Feeling once more the urge to slurp, last night, I headed up to the Korean Strip on Lincoln to hit the Lincoln Noodle House. It was closed. I ended up at a place whose sign reads "Cold Buckwheat Noodles" about a block south of the Lincoln Noodle House. There may have been another name: there were some korean letters on the sign, but my korean non-literacy prevented me from reading it. I actually like the idea of restaurants being named after their best dishes: it would simplify the ordering process, encourage a narrower focus in the kitchen, and increase the amount of chef-accountability.
I had the buckwheat noodles, in the spicy sauce/sliced vegetables/dried beef configuration. The noodles were good: slippery, with a healthy resistance to biting, perfect summer time cold noodle action. The spicy sause however was less spicy than anticipated. Perhaps I was a victim of the gringo effect. I'll try next time to persuade the very nice servers to provide really spicy stuff. All in all, nice noodles, generous portions, and good veggies.
My date had a tofu/seafood soup, perhaps related to the Pho 777 red seafood soup described in the tampopo thread below. This was the real standout of the meal: a seething hotpot, filled with dark red kimchee accented broth, overflowing with silky velvet tofu, little chunks of octopus, squid, maybe crawfish, some mussels, a whole egg dropped in. It was a great combination of textures and flavors.

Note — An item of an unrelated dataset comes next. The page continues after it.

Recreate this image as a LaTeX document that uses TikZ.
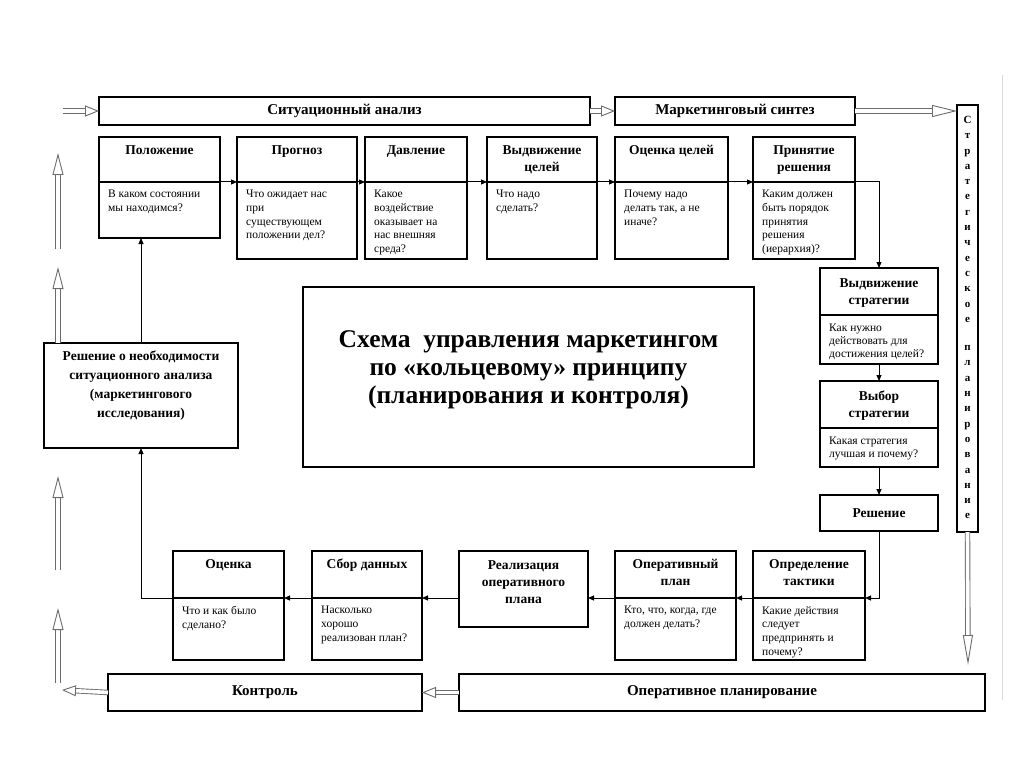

I also really liked some of the little dishes they brought by at the start: I'm definitely interested in making those chilled fried sliced fishcakes (?) with onions a regular part of my diet. Anyone have specific information on what these things actually are? I'm assuming they're fishcakes, but they may not be: they have a great slightly resilient rubbery texture, tan fried looking skin, and white rubbery interior. I have trouble identifying the component tastes: maybe fish sauce? The kimchee was also tasty. However, I continue to be baffled by the tendency I've noticed in Korean places of repackaging what appears to be Dominick's Potato salad with a little bit of fresh vegetable, and (at this place) what appears to be cubed baloney. It didn't taste bad: it just stood out as an exception to the otherwise exotic array of little appetizers.
There were plenty of other diners in there: so I was having neighboring dish envy. The kalbi (that is what the barbecue on the table is called right) looked great, there wer some wan tan (sic?) on the menu described as giant dumplings, and giant there were: a little bigger than my clenched fist. Definitely on my list for a repeat visit.